In 1919, after a jaunt to Normandy to visit friends, Alice B. Toklas and her lover, American writer Gertrude Stein, stopped at the village of Duclair on their way back to their apartment in Paris. There they took room at an unnamed hotel overlooking a stretch of the Seine and proceeded to feast on the town’s high-calorie fare. “At Duclair everything was cooked in cream: chicken, cabbages, indeed all vegetables and most meats,” Toklas observed. “We stayed there several days before this bored us.”
Though the hotel escaped mention in The Alice B. Toklas Cook Book (Anchor, 1960), its food-conscious author was admiring of the hotel’s widely admired menu, especially Sole de la Maison, or sole, house style.

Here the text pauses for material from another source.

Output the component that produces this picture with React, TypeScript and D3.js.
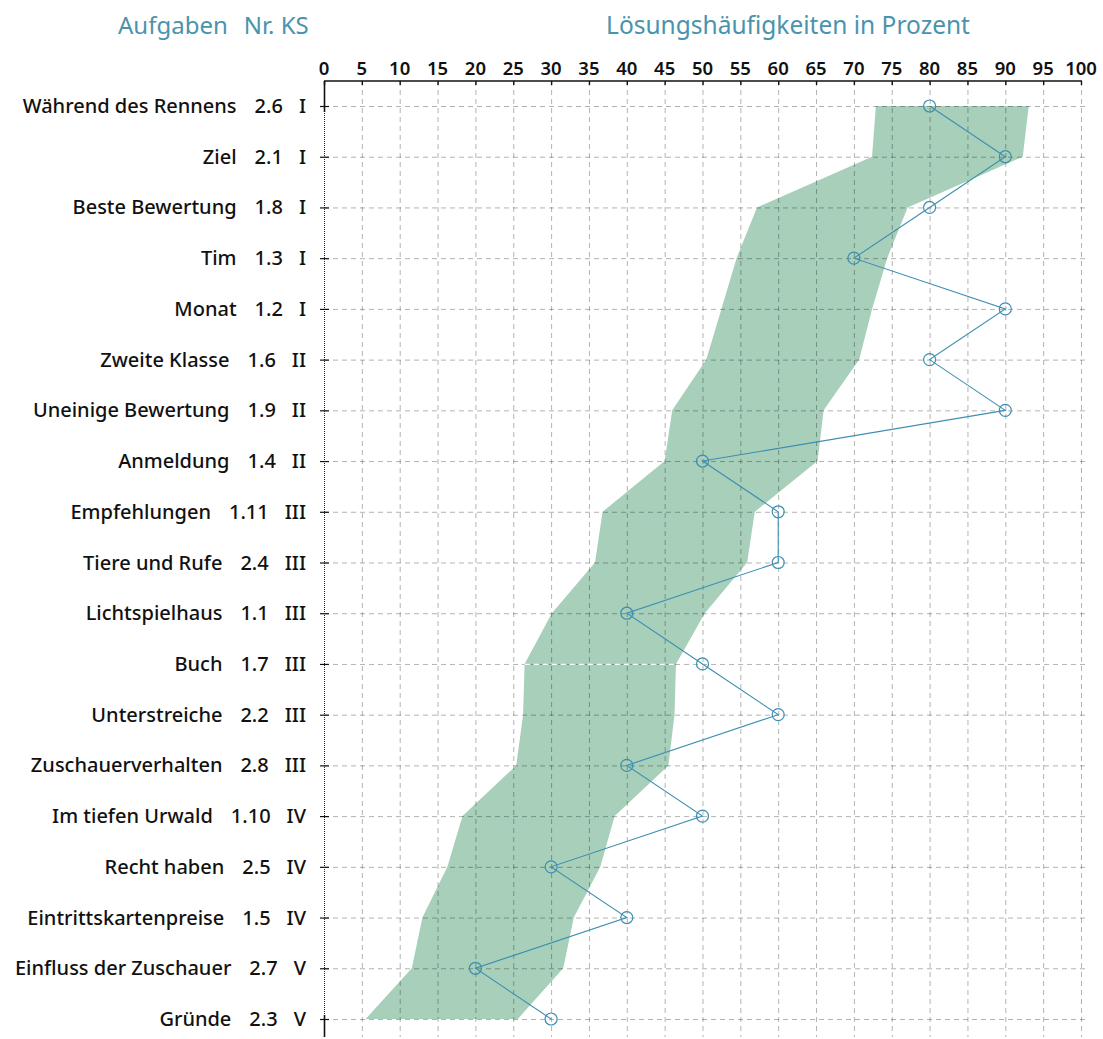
import React, { useEffect, useRef } from 'react';
import * as d3 from 'd3';

// Aufgaben (top to bottom)
const tasks = [
  'Während des Rennens', 'Ziel', 'Beste Bewertung', 'Tim', 'Monat', 'Zweite Klasse',
  'Uneinige Bewertung', 'Anmeldung', 'Empfehlungen', 'Tiere und Rufe', 'Lichtspielhaus',
  'Buch', 'Unterstreiche', 'Zuschauerverhalten', 'Im tiefen Urwald', 'Recht haben',
  'Eintrittskartenpreise', 'Einfluss der Zuschauer', 'Gründe',
];
const taskNr = ['2.6', '2.1', '1.8', '1.3', '1.2', '1.6', '1.9', '1.4', '1.11', '2.4', '1.1',
  '1.7', '2.2', '2.8', '1.10', '2.5', '1.5', '2.7', '2.3'];
const taskKS = ['I', 'I', 'I', 'I', 'I', 'II', 'II', 'II', 'III', 'III', 'III',
  'III', 'III', 'III', 'IV', 'IV', 'IV', 'V', 'V'];

// Lösungshäufigkeit (Prozent) of the class
const solved = [80, 90, 80, 70, 90, 80, 90, 50, 60, 60, 40, 50, 60, 40, 50, 30, 40, 20, 30];

// reference band (lower / upper edge in Prozent)
const bandLow = [72.9, 72.4, 57.2, 54.5, 52.5, 50.5, 46, 45, 36.8, 35.8, 30.1, 26.5, 26.3,
  25.4, 18.3, 16.3, 13, 11.6, 5.5];
const bandHigh = [93.1, 92.3, 77.1, 74.4, 72.4, 70.7, 66, 65.2, 56.9, 55.9, 50.3, 46.5, 46.3,
  45.5, 38.4, 36.5, 33, 31.6, 25.6];

const xTicks = d3.range(0, 101, 5);

const FONT = '"Noto Sans", "Open Sans", sans-serif';
const BLUE = '#3d8fb0';
const TITLE = '#4a93ad';
const BAND = '#a7cfb9';

export default function App() {
  const svgRef = useRef<SVGSVGElement>(null);

  useEffect(() => {
    document.body.style.margin = '0';
    if (!svgRef.current) return;
    const svg = d3.select(svgRef.current);
    svg.selectAll('*').remove();

    const x = d3.scaleLinear().domain([0, 100]).range([324, 1081]);
    const y = d3.scalePoint<string>().domain(tasks).range([106, 1019]);
    const axisY = 81;
    const bottom = 1037;

    const rows = tasks.map((t, i) => ({
      t, nr: taskNr[i], ks: taskKS[i], v: solved[i], lo: bandLow[i], hi: bandHigh[i],
    }));

    // band
    const area = d3.area<typeof rows[0]>()
      .y(d => y(d.t)!)
      .x0(d => x(d.lo))
      .x1(d => x(d.hi));
    svg.append('path').attr('d', area(rows)!).attr('fill', BAND);

    // grid
    const grid = svg.append('g')
      .attr('stroke', 'rgba(0,0,0,0.3)')
      .attr('stroke-width', 1)
      .attr('stroke-dasharray', '5,4');
    grid.selectAll('line.v').data(xTicks.slice(1)).enter().append('line')
      .attr('x1', d => x(d) + 0.5).attr('x2', d => x(d) + 0.5)
      .attr('y1', axisY).attr('y2', bottom);
    grid.selectAll('line.h').data(tasks).enter().append('line')
      .attr('x1', x(0)).attr('x2', x(100) + 4)
      .attr('y1', d => y(d)! + 0.5).attr('y2', d => y(d)! + 0.5);

    // white dashed grid segment inside the band on row "Buch"
    const buch = rows[tasks.indexOf('Buch')];
    svg.append('line')
      .attr('x1', x(buch.lo)).attr('x2', x(buch.hi))
      .attr('y1', y(buch.t)! + 0.5).attr('y2', y(buch.t)! + 0.5)
      .attr('stroke', '#fff').attr('stroke-width', 1.2).attr('stroke-dasharray', '5,4');

    // top axis
    const top = svg.append('g');
    top.append('line')
      .attr('x1', x(0)).attr('x2', x(100) + 1)
      .attr('y1', axisY).attr('y2', axisY)
      .attr('stroke', '#111').attr('stroke-width', 1.6);
    top.selectAll('line.t').data(xTicks).enter().append('line')
      .attr('x1', d => x(d) + 0.5).attr('x2', d => x(d) + 0.5)
      .attr('y1', axisY).attr('y2', axisY + 4)
      .attr('stroke', '#111').attr('stroke-width', 1.4);
    top.selectAll('text').data(xTicks).enter().append('text')
      .attr('x', d => x(d)).attr('y', 75)
      .attr('text-anchor', 'middle')
      .attr('font-family', FONT).attr('font-size', 18.5).attr('font-weight', 600)
      .attr('fill', '#111')
      .text(d => d);

    // left axis
    const left = svg.append('g');
    left.append('line')
      .attr('x1', x(0) + 0.5).attr('x2', x(0) + 0.5)
      .attr('y1', axisY).attr('y2', bottom)
      .attr('stroke', '#222').attr('stroke-width', 1).attr('stroke-dasharray', '1,1');
    left.append('line')
      .attr('x1', x(0) + 0.5).attr('x2', x(0) + 0.5)
      .attr('y1', axisY).attr('y2', y(tasks[0])! + 6)
      .attr('stroke', '#111').attr('stroke-width', 1.6);
    left.append('line')
      .attr('x1', x(0) + 0.5).attr('x2', x(0) + 0.5)
      .attr('y1', y(tasks[tasks.length - 1])! - 4).attr('y2', bottom)
      .attr('stroke', '#111').attr('stroke-width', 1.6);
    left.selectAll('line.t').data(tasks).enter().append('line')
      .attr('x1', x(0) - 4).attr('x2', x(0) + 5)
      .attr('y1', d => y(d)! + 0.5).attr('y2', d => y(d)! + 0.5)
      .attr('stroke', '#111').attr('stroke-width', 1.2);

    // row labels
    const lab = svg.append('g')
      .attr('font-family', FONT).attr('font-size', 20).attr('font-weight', 500)
      .attr('fill', '#111').attr('text-anchor', 'end');
    rows.forEach(r => {
      const t = lab.append('text').attr('x', 306).attr('y', y(r.t)! + 7);
      t.append('tspan').text(r.t);
      t.append('tspan').attr('dx', 18).text(r.nr);
      t.append('tspan').attr('dx', 16).text(r.ks);
    });

    // line + markers
    const line = d3.line<typeof rows[0]>().x(d => x(d.v)).y(d => y(d.t)!);
    svg.append('path').attr('d', line(rows)!)
      .attr('fill', 'none').attr('stroke', BLUE).attr('stroke-width', 1.1);
    svg.selectAll('circle').data(rows).enter().append('circle')
      .attr('cx', d => x(d.v)).attr('cy', d => y(d.t)!)
      .attr('r', 6)
      .attr('fill', 'none').attr('stroke', BLUE).attr('stroke-width', 1.2);

    // titles
    svg.append('text').attr('x', 118).attr('y', 34)
      .attr('font-family', FONT).attr('font-size', 24).attr('fill', TITLE)
      .text('Aufgaben')
      .append('tspan').attr('dx', 16).text('Nr. KS');
    svg.append('text').attr('x', 788).attr('y', 34)
      .attr('text-anchor', 'middle')
      .attr('font-family', FONT).attr('font-size', 24.5).attr('fill', TITLE)
      .text('Lösungshäufigkeiten in Prozent');
  }, []);

  return <svg ref={svgRef} width={1103} height={1039} style={{ display: 'block', background: '#fff' }} />;
}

The dish Toklas remembered is a curious but memorable one celebrating the glories of the sea—a milk-white filet of sole decorated with oysters and shrimp and enrobed in a cream sauce spiked with sherry. I made it, and it looked as elegant as it tasted—even if I was forced to use tilapia, because the grocer was all out of sole. Once I can figure out whom to invite and impress, we’ll be serving it again.
SOLE DE LA MAISON
SOURCE: The Alice B. Toklas Cook Book (Anchor, 1960)
2 filets of sole [I used tilapia]
4 oysters [I used canned]
4 large shrimps [I used frozen]
Dry sherry [I used the cheap kind]
Place the filets in a large skillet with enough milk to cover them; add salt and pepper. Cover and simmer gently over a low flame for 15 minutes, depending on the thickness of the filets. Drain thoroughly. Place on a preheated carving dish and keep hot. Poach in the leftover milk, only long enough to heat, the oysters and the shrimps. Place them alternately on the filets, so that each filet has two oysters and two shrimps. Cover with several spoonsful of heavy cream sauce made with heavy cream, [a sprinkling or two of flour], and flavoured with 2 tablespoons dry sherry.